InMail credits are the tokens LinkedIn gives paid subscribers that let them send direct messages to people they’re not connected with. Every time you message someone outside your network using InMail, one credit is deducted from your balance. Free LinkedIn accounts don’t get any InMail credits, so this is strictly a premium feature.
How InMail Credits Work
On a free LinkedIn account, you can only message people you’re already connected with. InMail removes that barrier. Each credit lets you send one message to any LinkedIn member, even if you have no mutual connections and have never interacted before. This makes InMail the primary tool for cold outreach on the platform, whether you’re a job seeker reaching out to a hiring manager, a salesperson contacting a prospect, or a recruiter approaching a candidate.
Credits refresh on a monthly cycle tied to your subscription billing date. If your Premium subscription renews on the 10th of each month, that’s when fresh credits land in your account. You don’t need to do anything to claim them.
Credits by Subscription Tier
The number of monthly credits you receive depends on which LinkedIn plan you’re paying for:
- Premium Career: 5 per month
- Premium Business: 15 per month
- Recruiter Lite: 30 per month
- Sales Navigator Core: 50 per month
Premium Career is the entry-level paid plan most individual users subscribe to, so five credits per month is what most people start with. Sales Navigator, designed for B2B sales teams, offers the largest allotment because high-volume outreach is central to how those users work.
Rollover Limits and Expiration
Unused credits don’t vanish at the end of each month. They roll over, but only up to a cap. Each plan limits total accumulation to roughly three months’ worth of credits:
- Premium Career: 15 maximum
- Premium Business: 45 maximum
- Recruiter Lite: 120 maximum
- Sales Navigator: 150 maximum
Once you hit the cap, any new monthly credits that would push your total above it simply expire. For example, if you have a Premium Career account sitting at 15 accumulated credits, the five new credits on your next billing date won’t be added. They’re lost. This means hoarding credits indefinitely isn’t an option. LinkedIn wants you to use them regularly rather than stockpile a massive balance.

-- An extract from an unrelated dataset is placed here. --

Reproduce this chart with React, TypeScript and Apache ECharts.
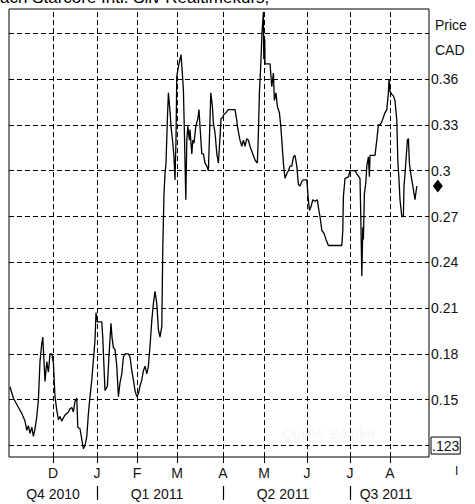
import React, { useEffect, useRef } from 'react';
import * as echarts from 'echarts';

// trading-day index (0 = start of Nov 2010) and close price in CAD
const days = [
  0.5, 2.2, 6.4, 8, 8.9, 9.7, 10.5, 11.4, 12.2, 13, 13.9, 14.7, 15.5, 16.4, 16.9, 17.2, 18, 18.9, 19.7, 20.5,
  21.4, 22.2, 23, 23.9, 24.7, 25.5, 26.4, 27.2, 28, 29.7, 30.5, 31.4, 32.2, 33, 33.9, 34.4, 35.5, 36.4, 37.2, 38,
  38.9, 39.7, 40.5, 41.4, 42.2, 43, 43.5, 44.2, 46.4, 46.9, 48, 49.2, 50, 51, 51.5, 52.2, 53, 53.9, 54.7, 55.5,
  56.4, 57.2, 58, 59.7, 60.5, 61.4, 62.2, 63, 63.9, 64.7, 65.5, 66.4, 67.2, 68, 68.9, 69.7, 70.5, 71.4, 72.2, 73,
  73.9, 74.7, 75.5, 76.4, 76.9, 77.5, 78, 78.5, 79.2, 79.7, 80.5, 81, 81.9, 82.5, 83, 83.5, 83.9, 84.7, 85.5, 86,
  86.5, 87.2, 87.7, 88.4, 88.9, 89.4, 90.2, 90.5, 91.4, 91.9, 92.5, 93.4, 94.4, 95, 95.5, 96.4, 97.2, 98, 98.9, 99.7,
  100.5, 100.9, 101.7, 102.2, 103, 103.9, 104.7, 105.5, 106, 106.9, 107.5, 108.5, 109.7, 113, 113.9, 114.2, 115.2, 115.5, 116.4, 117.2,
  118, 118.9, 119.7, 120.5, 121.9, 123, 124.2, 124.7, 125.2, 125.9, 126.5, 127.2, 127.4, 127.9, 128, 130.5, 131.4, 132.2, 132.7, 133.5,
  134.2, 135.2, 135.9, 136.4, 137.2, 138, 138.9, 139.7, 140.5, 141.4, 142.2, 143, 143.9, 144.7, 145.5, 146.4, 147.2, 148.9, 149.7, 150.2,
  150.9, 151.9, 153, 154.2, 154.7, 155.5, 156.4, 157.5, 158.5, 159.7, 166.4, 166.9, 167.2, 168, 169.7, 170.5, 173, 173.9, 175.5, 176,
  176.4, 176.9, 177.2, 177.7, 178.4, 178.9, 179.7, 180.2, 180.5, 183, 183.9, 184.7, 185.5, 186.4, 187.2, 188, 188.9, 189.7, 190, 190.5,
  191.4, 192.2, 193, 193.9, 194.4, 195, 195.5, 196.4, 197.2, 197.5, 198, 198.5, 199.2, 199.7, 200.2, 200.9, 201.9, 203, 203.9
];
const prices = [
  0.1585, 0.151, 0.141, 0.136, 0.130, 0.133, 0.128, 0.132, 0.126, 0.131, 0.139, 0.150, 0.175, 0.187, 0.191, 0.183, 0.162, 0.175, 0.168, 0.180,
  0.180, 0.174, 0.152, 0.143, 0.137, 0.139, 0.136, 0.138, 0.140, 0.142, 0.144, 0.145, 0.142, 0.149, 0.151, 0.132, 0.131, 0.124, 0.118, 0.120,
  0.126, 0.141, 0.152, 0.163, 0.176, 0.189, 0.207, 0.201, 0.201, 0.190, 0.156, 0.159, 0.179, 0.200, 0.191, 0.184, 0.183, 0.172, 0.152, 0.161,
  0.167, 0.178, 0.180, 0.180, 0.178, 0.169, 0.163, 0.156, 0.152, 0.154, 0.159, 0.163, 0.169, 0.172, 0.167, 0.172, 0.185, 0.202, 0.213, 0.221,
  0.213, 0.196, 0.191, 0.198, 0.250, 0.285, 0.298, 0.305, 0.334, 0.351, 0.339, 0.329, 0.318, 0.309, 0.294, 0.320, 0.362, 0.368, 0.373, 0.376,
  0.367, 0.353, 0.325, 0.281, 0.320, 0.329, 0.320, 0.327, 0.311, 0.320, 0.318, 0.329, 0.334, 0.340, 0.329, 0.311, 0.311, 0.305, 0.303, 0.300,
  0.333, 0.351, 0.342, 0.331, 0.325, 0.311, 0.305, 0.322, 0.334, 0.335, 0.337, 0.338, 0.340, 0.340, 0.333, 0.329, 0.322, 0.320, 0.316, 0.320,
  0.316, 0.321, 0.320, 0.316, 0.311, 0.307, 0.305, 0.325, 0.351, 0.370, 0.390, 0.404, 0.373, 0.386, 0.370, 0.370, 0.355, 0.364, 0.346, 0.351,
  0.342, 0.338, 0.329, 0.320, 0.305, 0.295, 0.298, 0.300, 0.303, 0.303, 0.309, 0.310, 0.303, 0.291, 0.290, 0.293, 0.294, 0.294, 0.281, 0.274,
  0.276, 0.281, 0.280, 0.281, 0.276, 0.270, 0.261, 0.259, 0.255, 0.251, 0.251, 0.261, 0.283, 0.295, 0.296, 0.300, 0.300, 0.298, 0.295, 0.263,
  0.231, 0.263, 0.255, 0.285, 0.292, 0.303, 0.309, 0.296, 0.310, 0.310, 0.320, 0.330, 0.330, 0.332, 0.335, 0.338, 0.340, 0.351, 0.360, 0.352,
  0.350, 0.349, 0.346, 0.333, 0.307, 0.294, 0.281, 0.270, 0.270, 0.290, 0.298, 0.307, 0.320, 0.321, 0.305, 0.298, 0.290, 0.281, 0.290
];

const monthTicks = [22, 44, 64, 84, 107, 127.5, 149, 170.5, 190.5];
const monthLabels = ['D', 'J', 'F', 'M', 'A', 'M', 'J', 'J', 'A'];
const quarterBounds = [44, 107, 170.5];
const quarterCenters = [22, 74, 137, 188.5];
const quarterLabels = ['Q4 2010', 'Q1 2011', 'Q2 2011', 'Q3 2011'];
const priceTicks = [0.12, 0.15, 0.18, 0.21, 0.24, 0.27, 0.3, 0.33, 0.36];
const gridPrices = [0.12, 0.15, 0.18, 0.21, 0.24, 0.27, 0.3, 0.33, 0.36, 0.39];
const lowLabel = '.123';
const titleText = 'ach Starcore Intl. Silv Realtimekurs,';

const FONT = 'Liberation Sans';

export default function App() {
  const ref = useRef<HTMLDivElement>(null);
  useEffect(() => {
    if (!ref.current) return;
    const chart = echarts.init(ref.current, null, { renderer: 'svg' });
    const data = days.map((d, i) => [d, prices[i]]);
    const last = data[data.length - 1];
    const findIdx = (arr: number[], v: number) => arr.findIndex((t) => Math.abs(t - v) < 0.01);
    chart.setOption({
      animation: false,
      backgroundColor: '#fff',
      grid: { left: 9, right: 46, top: 9, bottom: 47, show: true, borderColor: '#000', borderWidth: 1 },
      xAxis: [
        {
          type: 'value', min: 0, max: 210, position: 'bottom',
          axisLine: { show: false },
          splitLine: { show: false },
          axisTick: { show: true, customValues: monthTicks, length: 6, lineStyle: { color: '#000' } },
          axisLabel: {
            customValues: monthTicks, margin: 9, color: '#111', fontFamily: FONT, fontSize: 14,
            formatter: (v: number) => monthLabels[findIdx(monthTicks, v)] ?? '',
          },
        },
        {
          type: 'value', min: 0, max: 210, position: 'bottom', offset: 29,
          axisLine: { show: false },
          splitLine: { show: false },
          axisTick: { show: true, customValues: quarterBounds, length: 14, lineStyle: { color: '#000', width: 1.2 } },
          axisLabel: {
            customValues: quarterCenters, margin: 1, color: '#111', fontFamily: FONT, fontSize: 14,
            formatter: (v: number) => quarterLabels[findIdx(quarterCenters, v)] ?? '',
          },
        },
      ],
      yAxis: {
        type: 'value', min: 0.1125, max: 0.4059, position: 'right',
        axisLine: { show: false },
        splitLine: { show: false },
        axisTick: { show: true, customValues: priceTicks, length: 4, lineStyle: { color: '#000' } },
        axisLabel: {
          customValues: priceTicks, margin: 2, color: '#111', fontFamily: FONT, fontSize: 14,
          formatter: (v: number) => (Math.abs(v - 0.12) < 1e-6 ? `{box|${lowLabel}}` : String(+v.toFixed(2))),
          rich: {
            box: { borderColor: '#000', borderWidth: 1, padding: [2, 1, 1, 1], fontFamily: FONT, fontSize: 14, color: '#111' },
          },
        },
      },
      series: [
        {
          type: 'line', data, showSymbol: false, silent: true, z: 1,
          lineStyle: { opacity: 0 },
          markLine: {
            silent: true, symbol: 'none', animation: false,
            label: { show: false },
            lineStyle: { color: '#000', type: [5, 3], width: 1 },
            emphasis: { disabled: true },
            data: [
              ...monthTicks.map((x) => ({ xAxis: x })),
              ...gridPrices.map((y) => ({ yAxis: y })),
            ],
          },
        },
        {
          type: 'line', data, showSymbol: false, z: 10, clip: false,
          lineStyle: { color: '#000', width: 1.3 },
          markPoint: {
            silent: true,
            data: [{ coord: last, symbol: 'diamond', symbolSize: [10, 13], symbolOffset: [21, 0], itemStyle: { color: '#000' }, label: { show: false } }],
          },
        },
      ],
      graphic: [
        { type: 'text', left: 0, top: -11, style: { text: titleText, fontFamily: FONT, fontSize: 17, fill: '#000' } },
        { type: 'text', left: 435, top: 18, style: { text: 'Price', fontFamily: FONT, fontSize: 14, fill: '#111' } },
        { type: 'text', left: 435, top: 43, style: { text: 'CAD', fontFamily: FONT, fontSize: 14, fill: '#111' } },
        { type: 'text', left: 455, top: 465, style: { text: 'I', fontFamily: FONT, fontSize: 12, fill: '#111' } },
        { type: 'text', left: 282, top: 427, style: { text: 'Quelle: Baader', fontFamily: FONT, fontSize: 14, fill: '#f5f5f5' } },
      ],
    });
    return () => chart.dispose();
  }, []);
  return <div ref={ref} style={{ position: 'absolute', left: 0, top: 0, width: 475, height: 504 }} />;
}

If you cancel your premium subscription, your remaining credits disappear immediately. They don’t carry over to a future subscription if you re-subscribe later.

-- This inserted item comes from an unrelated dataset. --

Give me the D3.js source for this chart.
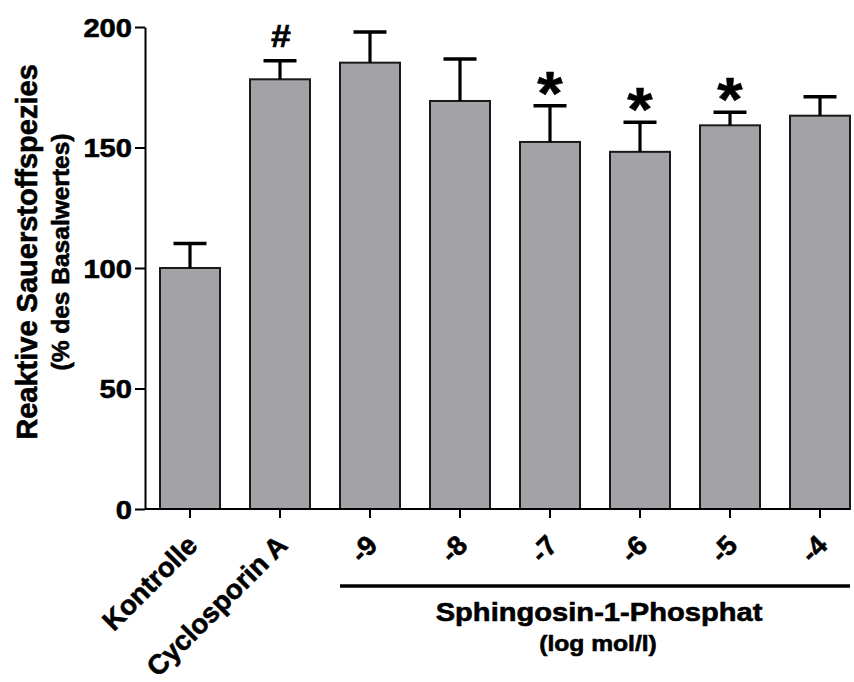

Earning Credits Back Through Replies
LinkedIn has a built-in incentive for sending thoughtful, relevant messages. If the person you InMail responds to your message (whether positively or negatively), the credit you spent on that message gets returned to your account. A response within 90 days of your original message triggers the refund. This effectively makes successful outreach free and only penalizes messages that get ignored.

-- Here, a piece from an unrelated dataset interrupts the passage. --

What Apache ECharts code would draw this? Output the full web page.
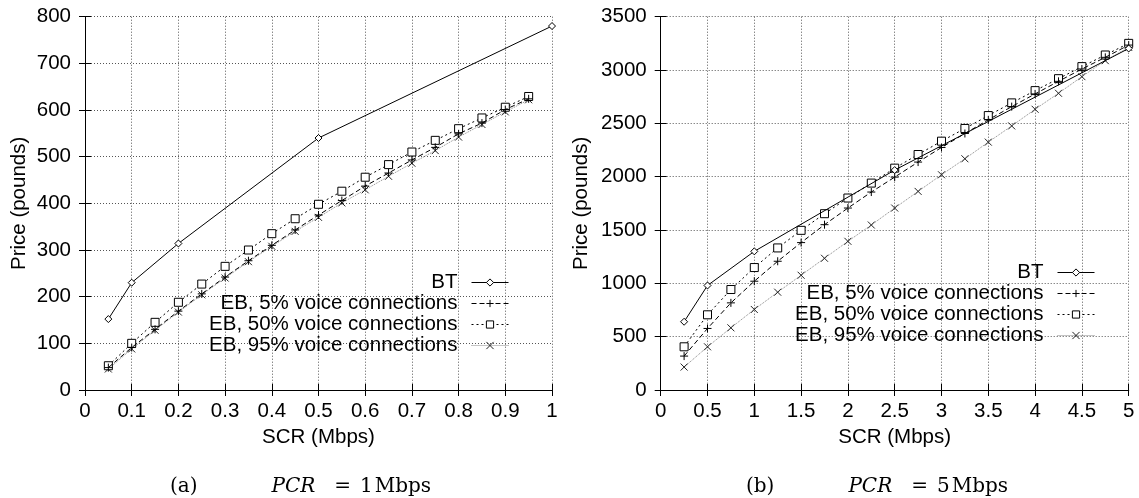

The practical takeaway: a personalized, well-targeted InMail that gets a reply costs you nothing. A generic blast that goes unanswered burns through your monthly allotment fast. This is why response rates matter so much. If you’re getting replies on even half your messages, your effective credit supply nearly doubles.
Buying Additional Credits
For Recruiter Lite accounts, LinkedIn offers the option to purchase extra InMail credits in packs of 10, up to a maximum of 70 additional credits per seat. The account’s purchasing administrator handles this through the Recruiter settings. LinkedIn doesn’t publicly list a fixed per-credit price on its help pages, and pricing can vary, so you’ll see the cost during the checkout flow.
For individual Premium Career and Premium Business subscribers, there’s no straightforward option to buy extra credits à la carte. If you consistently run out, upgrading to a higher-tier plan is the main path to a larger monthly allotment.
Making Your Credits Count
With as few as five credits per month on the most common plan, each message matters. A few practical ways to stretch your balance:
- Personalize every message. Reference something specific about the recipient’s profile, role, or recent activity. Generic templates get ignored, and ignored messages are wasted credits.
- Use connection requests first. If your goal is simply to start a conversation, a free connection request with a short note can accomplish the same thing without spending a credit. Save InMail for people who are unlikely to accept a connection request from a stranger.
- Check for Open Profiles. Some LinkedIn members enable “Open Profile,” which lets anyone message them for free, no credit required. You’ll see this indicated on their profile.
- Target carefully. Spend a few minutes confirming the person is actually relevant to your goal before sending. One well-placed InMail to the right person beats five scattered messages.
Because credits are returned when recipients reply, your real constraint isn’t the number of credits you have. It’s the quality of the messages you send.